=== Aim of the exercise ===
Transcribe each line of the material as it is, and drop any picture.

** Start of Given data **

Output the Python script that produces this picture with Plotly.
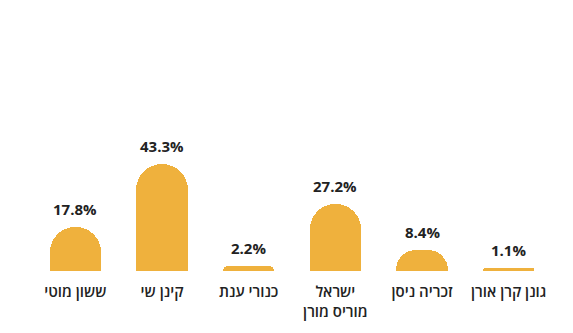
import plotly.graph_objects as go

categories = ["ששון מוטי", "קינן שי", "כנורי ענת", "ישראל<br>מוריס מורן", "זכריה ניסן", "גונן קרן אורן"]
values = [17.8, 43.3, 2.2, 27.2, 8.4, 1.1]
value_labels = ["17.8%", "43.3%", "2.2%", "27.2%", "8.4%", "1.1%"]

BAR = "#EFB13D"
FONT = "Open Sans"

fig = go.Figure()
fig.add_trace(go.Bar(
    x=list(range(len(categories))), y=values,
    marker=dict(color=BAR, cornerradius="50%", line=dict(width=0)),
    width=0.59, hoverinfo="skip",
))
for i, (v, t) in enumerate(zip(values, value_labels)):
    fig.add_annotation(x=i, y=v, text=f"<b>{t}</b>", showarrow=False,
                       yanchor="bottom", yshift=6,
                       font=dict(family=FONT, size=15, color="#222222"))

fig.update_layout(
    width=573, height=333,
    margin=dict(l=32, r=21, t=123, b=62),
    paper_bgcolor="white", plot_bgcolor="white",
    showlegend=False,
    bargap=0,
    xaxis=dict(tickvals=list(range(len(categories))), ticktext=categories,
               range=[-0.5, len(categories) - 0.5], showgrid=False, zeroline=False,
               showline=False, ticks="", ticklabelstandoff=10,
               tickfont=dict(family=FONT, size=15, color="#222222", weight=600)),
    yaxis=dict(range=[0, 60], visible=False, fixedrange=True),
)
fig.write_html("out.html")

** End of Given data **

=== Finished exercise ===
Output the Python script that produces this picture with Plotly.
import plotly.graph_objects as go

categories = ["ששון מוטי", "קינן שי", "כנורי ענת", "ישראל<br>מוריס מורן", "זכריה ניסן", "גונן קרן אורן"]
values = [17.8, 43.3, 2.2, 27.2, 8.4, 1.1]
value_labels = ["17.8%", "43.3%", "2.2%", "27.2%", "8.4%", "1.1%"]

BAR = "#EFB13D"
FONT = "Open Sans"

fig = go.Figure()
fig.add_trace(go.Bar(
    x=list(range(len(categories))), y=values,
    marker=dict(color=BAR, cornerradius="50%", line=dict(width=0)),
    width=0.59, hoverinfo="skip",
))
for i, (v, t) in enumerate(zip(values, value_labels)):
    fig.add_annotation(x=i, y=v, text=f"<b>{t}</b>", showarrow=False,
                       yanchor="bottom", yshift=6,
                       font=dict(family=FONT, size=15, color="#222222"))

fig.update_layout(
    width=573, height=333,
    margin=dict(l=32, r=21, t=123, b=62),
    paper_bgcolor="white", plot_bgcolor="white",
    showlegend=False,
    bargap=0,
    xaxis=dict(tickvals=list(range(len(categories))), ticktext=categories,
               range=[-0.5, len(categories) - 0.5], showgrid=False, zeroline=False,
               showline=False, ticks="", ticklabelstandoff=10,
               tickfont=dict(family=FONT, size=15, color="#222222", weight=600)),
    yaxis=dict(range=[0, 60], visible=False, fixedrange=True),
)
fig.write_html("out.html")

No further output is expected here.